-- Data for processing start --
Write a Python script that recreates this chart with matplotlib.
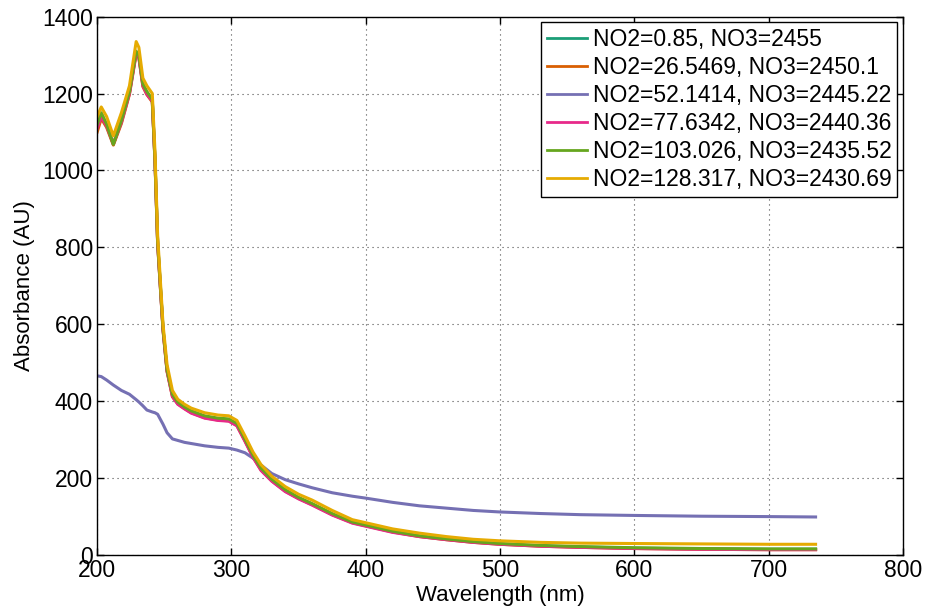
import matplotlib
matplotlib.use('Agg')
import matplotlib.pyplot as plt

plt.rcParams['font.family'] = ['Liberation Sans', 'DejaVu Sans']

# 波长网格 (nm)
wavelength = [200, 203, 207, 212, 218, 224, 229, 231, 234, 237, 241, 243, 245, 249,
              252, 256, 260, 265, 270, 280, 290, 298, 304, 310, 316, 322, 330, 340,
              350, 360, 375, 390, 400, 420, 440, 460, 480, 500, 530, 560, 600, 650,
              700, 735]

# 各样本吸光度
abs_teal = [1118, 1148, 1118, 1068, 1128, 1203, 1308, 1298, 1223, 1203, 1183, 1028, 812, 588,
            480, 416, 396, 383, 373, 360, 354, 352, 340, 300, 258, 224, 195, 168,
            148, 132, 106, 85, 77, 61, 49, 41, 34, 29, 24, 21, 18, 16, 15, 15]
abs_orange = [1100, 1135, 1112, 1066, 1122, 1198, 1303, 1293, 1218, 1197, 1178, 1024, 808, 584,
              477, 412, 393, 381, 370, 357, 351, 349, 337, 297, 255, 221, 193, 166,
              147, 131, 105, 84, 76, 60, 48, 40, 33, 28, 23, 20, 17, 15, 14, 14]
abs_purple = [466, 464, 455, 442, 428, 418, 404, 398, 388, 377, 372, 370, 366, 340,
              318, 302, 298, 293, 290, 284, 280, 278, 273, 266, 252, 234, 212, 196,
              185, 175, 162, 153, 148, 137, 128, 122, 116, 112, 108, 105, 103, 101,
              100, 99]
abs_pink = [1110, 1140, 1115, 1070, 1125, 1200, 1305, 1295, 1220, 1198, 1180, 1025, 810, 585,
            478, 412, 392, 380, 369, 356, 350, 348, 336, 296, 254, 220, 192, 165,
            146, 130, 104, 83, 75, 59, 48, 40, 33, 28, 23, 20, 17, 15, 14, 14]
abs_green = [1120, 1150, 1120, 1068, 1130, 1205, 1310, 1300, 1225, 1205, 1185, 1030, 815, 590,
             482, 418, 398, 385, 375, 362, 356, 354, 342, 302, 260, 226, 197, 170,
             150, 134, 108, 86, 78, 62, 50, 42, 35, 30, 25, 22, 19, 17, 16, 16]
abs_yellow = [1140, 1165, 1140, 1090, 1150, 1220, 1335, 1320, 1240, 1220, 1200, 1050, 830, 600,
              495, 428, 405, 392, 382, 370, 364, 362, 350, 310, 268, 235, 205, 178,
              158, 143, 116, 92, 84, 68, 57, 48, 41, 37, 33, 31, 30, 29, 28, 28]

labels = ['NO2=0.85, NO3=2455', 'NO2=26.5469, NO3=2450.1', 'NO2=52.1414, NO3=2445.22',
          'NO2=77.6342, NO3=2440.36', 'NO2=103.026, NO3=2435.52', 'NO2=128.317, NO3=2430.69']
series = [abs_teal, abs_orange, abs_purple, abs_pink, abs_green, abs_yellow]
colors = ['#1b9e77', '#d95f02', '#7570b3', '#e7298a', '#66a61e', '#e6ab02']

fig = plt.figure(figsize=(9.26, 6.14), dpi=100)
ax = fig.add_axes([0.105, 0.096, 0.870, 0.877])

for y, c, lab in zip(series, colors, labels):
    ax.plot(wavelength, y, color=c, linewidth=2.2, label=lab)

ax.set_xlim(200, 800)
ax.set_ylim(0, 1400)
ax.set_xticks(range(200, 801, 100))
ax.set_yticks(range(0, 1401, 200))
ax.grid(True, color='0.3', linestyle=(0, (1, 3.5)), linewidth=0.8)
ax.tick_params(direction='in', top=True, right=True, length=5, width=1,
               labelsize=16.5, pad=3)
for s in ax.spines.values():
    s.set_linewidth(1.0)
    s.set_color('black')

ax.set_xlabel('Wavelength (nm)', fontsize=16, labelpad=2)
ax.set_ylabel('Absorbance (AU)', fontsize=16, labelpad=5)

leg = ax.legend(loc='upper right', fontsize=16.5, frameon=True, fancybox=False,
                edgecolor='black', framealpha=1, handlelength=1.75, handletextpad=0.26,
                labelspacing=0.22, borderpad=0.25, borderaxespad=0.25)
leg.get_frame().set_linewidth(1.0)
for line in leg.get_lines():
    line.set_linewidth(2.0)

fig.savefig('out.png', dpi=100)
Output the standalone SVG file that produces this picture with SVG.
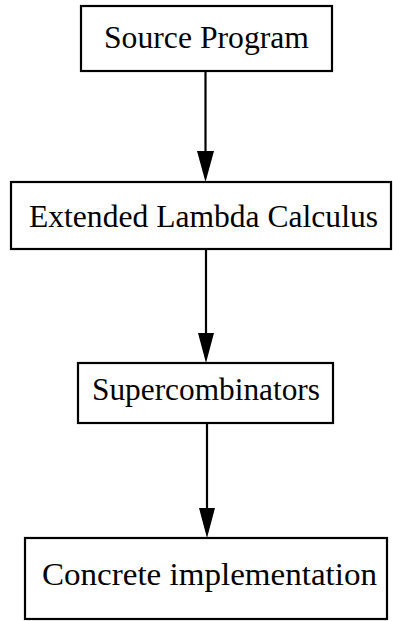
-- Data for processing end --
Work to be completed: Print the records above exactly as they stand, but leave out the pictures.

Full answer:
Write a Python script that recreates this chart with matplotlib.
import matplotlib
matplotlib.use('Agg')
import matplotlib.pyplot as plt

plt.rcParams['font.family'] = ['Liberation Sans', 'DejaVu Sans']

# 波长网格 (nm)
wavelength = [200, 203, 207, 212, 218, 224, 229, 231, 234, 237, 241, 243, 245, 249,
              252, 256, 260, 265, 270, 280, 290, 298, 304, 310, 316, 322, 330, 340,
              350, 360, 375, 390, 400, 420, 440, 460, 480, 500, 530, 560, 600, 650,
              700, 735]

# 各样本吸光度
abs_teal = [1118, 1148, 1118, 1068, 1128, 1203, 1308, 1298, 1223, 1203, 1183, 1028, 812, 588,
            480, 416, 396, 383, 373, 360, 354, 352, 340, 300, 258, 224, 195, 168,
            148, 132, 106, 85, 77, 61, 49, 41, 34, 29, 24, 21, 18, 16, 15, 15]
abs_orange = [1100, 1135, 1112, 1066, 1122, 1198, 1303, 1293, 1218, 1197, 1178, 1024, 808, 584,
              477, 412, 393, 381, 370, 357, 351, 349, 337, 297, 255, 221, 193, 166,
              147, 131, 105, 84, 76, 60, 48, 40, 33, 28, 23, 20, 17, 15, 14, 14]
abs_purple = [466, 464, 455, 442, 428, 418, 404, 398, 388, 377, 372, 370, 366, 340,
              318, 302, 298, 293, 290, 284, 280, 278, 273, 266, 252, 234, 212, 196,
              185, 175, 162, 153, 148, 137, 128, 122, 116, 112, 108, 105, 103, 101,
              100, 99]
abs_pink = [1110, 1140, 1115, 1070, 1125, 1200, 1305, 1295, 1220, 1198, 1180, 1025, 810, 585,
            478, 412, 392, 380, 369, 356, 350, 348, 336, 296, 254, 220, 192, 165,
            146, 130, 104, 83, 75, 59, 48, 40, 33, 28, 23, 20, 17, 15, 14, 14]
abs_green = [1120, 1150, 1120, 1068, 1130, 1205, 1310, 1300, 1225, 1205, 1185, 1030, 815, 590,
             482, 418, 398, 385, 375, 362, 356, 354, 342, 302, 260, 226, 197, 170,
             150, 134, 108, 86, 78, 62, 50, 42, 35, 30, 25, 22, 19, 17, 16, 16]
abs_yellow = [1140, 1165, 1140, 1090, 1150, 1220, 1335, 1320, 1240, 1220, 1200, 1050, 830, 600,
              495, 428, 405, 392, 382, 370, 364, 362, 350, 310, 268, 235, 205, 178,
              158, 143, 116, 92, 84, 68, 57, 48, 41, 37, 33, 31, 30, 29, 28, 28]

labels = ['NO2=0.85, NO3=2455', 'NO2=26.5469, NO3=2450.1', 'NO2=52.1414, NO3=2445.22',
          'NO2=77.6342, NO3=2440.36', 'NO2=103.026, NO3=2435.52', 'NO2=128.317, NO3=2430.69']
series = [abs_teal, abs_orange, abs_purple, abs_pink, abs_green, abs_yellow]
colors = ['#1b9e77', '#d95f02', '#7570b3', '#e7298a', '#66a61e', '#e6ab02']

fig = plt.figure(figsize=(9.26, 6.14), dpi=100)
ax = fig.add_axes([0.105, 0.096, 0.870, 0.877])

for y, c, lab in zip(series, colors, labels):
    ax.plot(wavelength, y, color=c, linewidth=2.2, label=lab)

ax.set_xlim(200, 800)
ax.set_ylim(0, 1400)
ax.set_xticks(range(200, 801, 100))
ax.set_yticks(range(0, 1401, 200))
ax.grid(True, color='0.3', linestyle=(0, (1, 3.5)), linewidth=0.8)
ax.tick_params(direction='in', top=True, right=True, length=5, width=1,
               labelsize=16.5, pad=3)
for s in ax.spines.values():
    s.set_linewidth(1.0)
    s.set_color('black')

ax.set_xlabel('Wavelength (nm)', fontsize=16, labelpad=2)
ax.set_ylabel('Absorbance (AU)', fontsize=16, labelpad=5)

leg = ax.legend(loc='upper right', fontsize=16.5, frameon=True, fancybox=False,
                edgecolor='black', framealpha=1, handlelength=1.75, handletextpad=0.26,
                labelspacing=0.22, borderpad=0.25, borderaxespad=0.25)
leg.get_frame().set_linewidth(1.0)
for line in leg.get_lines():
    line.set_linewidth(2.0)

fig.savefig('out.png', dpi=100)
Output the standalone SVG file that produces this picture with SVG.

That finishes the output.